- Born: San Francisco, California, United States
- Education: University of California, Berkeley; University of California, Los Angeles
- Occupations: professor and author
- Employer: San Francisco State University
- Spouse: Marci
- Writing career
- Notable works: Black Power, Jewish Politics: Reinventing the Alliance in the 1960s

= Marc Dollinger =

American writer and professor (born 1964)

Marc Dollinger (born 1964) is an American writer and a professor of Jewish studies at San Francisco State University. He is best known for his book Black Power, Jewish Politics.

==Early life and education==
Dollinger was born in San Francisco in 1964, a 5th generation San Franciscan, and grew up in Sherman Oaks in Southern California. He attended U.C. Berkeley as an undergraduate and received both his M.A. and Ph.D. in history from UCLA.

==Career==
Dollinger holds the Richard and Rhoda Goldman Chair in Jewish Studies and Social Responsibility at San Francisco State University, where he has taught courses in American Jewish history, modern Jewish history, and antisemitism for over 20 years. Dollinger is known for his research on Jewish-Black relations during the Civil Rights movement and is the author of Black Power, Jewish Politics: Reinventing the Alliance of the 1960s (2018). His upcoming book, Laundering Antisemitism: Jews, Identity Politics, and the University, combines memoir and analysis, examining his experiences as a professor.

At Pasadena City College in the 1990s, Dollinger experienced conflicts with right-wing faculty members, while at San Francisco State University, he faced criticism from anti-Zionist students and faculty. He has advocated for free speech and the rights of students and addressed the administration's response to anti-Zionist protests in 2016. These efforts contributed to a settlement aimed at improving the campus environment for Jewish students.

Dollinger's academic work and teaching address Jewish identity, Zionism, and their relationship with contemporary progressive politics. Recent events such as a protest at the University of Michigan in 2023 influenced revisions to his latest book. His work engages with students to examine issues related to Jewish identity and Zionism in modern contexts.

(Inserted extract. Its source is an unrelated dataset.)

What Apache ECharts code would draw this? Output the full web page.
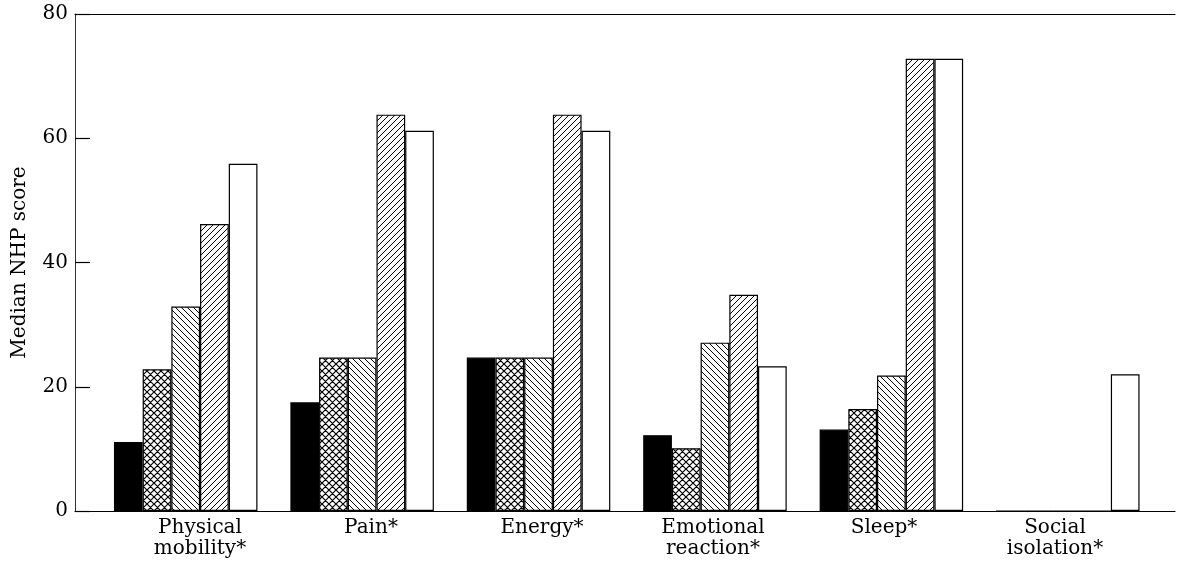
<!DOCTYPE html>
<html>
<head>
<meta charset="utf-8">
<script src="https://cdn.jsdelivr.net/npm/echarts@6/dist/echarts.min.js"></script>
<style>
html,body{margin:0;padding:0;background:#fff;}
#chart{width:1177px;height:565px;}
</style>
</head>
<body>
<div id="chart"></div>
<script>
// ---- data ----
var categories = ['Physical\nmobility*', 'Pain*', 'Energy*', 'Emotional\nreaction*', 'Sleep*', 'Social\nisolation*'];
var seriesA = [11.1, 17.5, 24.7, 12.2, 13.1, 0];   // solid black
var seriesB = [22.8, 24.7, 24.7, 10.1, 16.4, 0];   // cross-hatched
var seriesC = [32.9, 24.7, 24.7, 27.1, 21.8, 0];   // back-slash hatched
var seriesD = [46.2, 63.8, 63.8, 34.8, 72.8, 0];   // forward-slash hatched
var seriesE = [55.9, 61.2, 61.2, 23.3, 72.8, 22.0]; // open
var yTicks = [0, 20, 40, 60, 80];

// ---- hatch patterns ----
function makePattern(kind) {
  var s = kind === 'cross' ? 7 : 6;
  var c = document.createElement('canvas');
  c.width = s; c.height = s;
  var g = c.getContext('2d');
  g.fillStyle = '#fff';
  g.fillRect(0, 0, s, s);
  g.strokeStyle = '#000';
  g.lineWidth = kind === 'cross' ? 1.2 : 1;
  g.beginPath();
  [-s, 0, s].forEach(function (k) {
    if (kind === 'slash' || kind === 'cross') { g.moveTo(k, s); g.lineTo(k + s, 0); }
    if (kind === 'back' || kind === 'cross') { g.moveTo(k, 0); g.lineTo(k + s, s); }
  });
  g.stroke();
  return { image: c, repeat: 'repeat' };
}

var serif = 'DejaVu Serif';
var TOP = 14, BOTTOM = 54;

var chart = echarts.init(document.getElementById('chart'), null, { renderer: 'canvas' });

function barSeries(data, fill) {
  return {
    type: 'bar', xAxisIndex: 2, yAxisIndex: 1,
    data: data, barWidth: 28.7, barGap: '0%',
    itemStyle: { color: fill, borderColor: '#000', borderWidth: 1.2 },
    silent: true, animation: false
  };
}

function grid(left, right) {
  return { left: left, right: right, top: TOP, bottom: BOTTOM,
           containLabel: false, outerBoundsMode: 'none' };
}

chart.setOption({
  backgroundColor: '#fff',
  animation: false,
  grid: [grid(75, 2), grid(97.5, 21), grid(114.5, 36.5)],
  xAxis: [
    { gridIndex: 0, type: 'category', data: categories, position: 'bottom',
      axisLine: { show: true, onZero: false, lineStyle: { color: '#000', width: 1.2 } },
      axisTick: { show: false }, axisLabel: { show: false }, splitLine: { show: false } },
    { gridIndex: 0, type: 'category', data: categories, position: 'top',
      axisLine: { show: true, onZero: false, lineStyle: { color: '#000', width: 1.2 } },
      axisTick: { show: false }, axisLabel: { show: false }, splitLine: { show: false } },
    { gridIndex: 1, type: 'category', data: categories,
      axisLine: { show: false }, axisTick: { show: false }, axisLabel: { show: false } },
    { gridIndex: 2, type: 'category', data: categories,
      axisLine: { show: false }, axisTick: { show: false },
      axisLabel: { show: true, interval: 0, color: '#000', fontFamily: serif, fontSize: 20,
        lineHeight: 21, margin: 6 } }
  ],
  yAxis: [
    { gridIndex: 0, type: 'value', min: yTicks[0], max: yTicks[yTicks.length - 1], interval: 20,
      name: 'Median NHP score', nameLocation: 'middle', nameGap: 45, nameRotate: 90,
      nameTextStyle: { fontFamily: serif, fontSize: 20, color: '#000' },
      axisLine: { show: true, lineStyle: { color: '#333', width: 1 } },
      axisTick: { show: true, inside: true, length: 15, lineStyle: { color: '#000', width: 1.2 } },
      axisLabel: { color: '#000', fontFamily: serif, fontSize: 20, margin: 7 },
      splitLine: { show: false } },
    { gridIndex: 1, type: 'value', min: 0, max: 80, show: false },
    { gridIndex: 2, type: 'value', min: 0, max: 80, show: false }
  ],
  series: [
    barSeries(seriesA, '#000'),
    barSeries(seriesB, makePattern('cross')),
    barSeries(seriesC, makePattern('back')),
    barSeries(seriesD, makePattern('slash')),
    barSeries(seriesE, '#fff')
  ]
});
</script>
</body>
</html>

Earlier in his career Dollinger also taught at Cal State Northridge, Bryn Mawr College, Long Beach State, and Hebrew Union College in Los Angeles.

==Personal life==
Dollinger married his wife Marci in 1994. They have two daughters and live in San Rafael, California.

==Bibliography==
- Laundering Antisemitism: Jews, Identity Politics, and the University, Indiana University Press, forthcoming.
- Black Power, Jewish Politics: Reinventing the Alliance in the 1960s, Brandeis University Press, 2018.
- American Jewish History: A Primary Source Reader, Brandeis University Press, 2014. (co-edited with Gary Phillip Zola).
- California Jews, Brandeis University Press, 2003. (co-edited with Ava Fran Kahn).
- Quest for Inclusion: Jews and Liberalism in Modern America, Princeton University Press, 2000.
- The Family History: The History of the Dollinger-Levy Family from 1792 to 1987, M. Dollinger, 1986.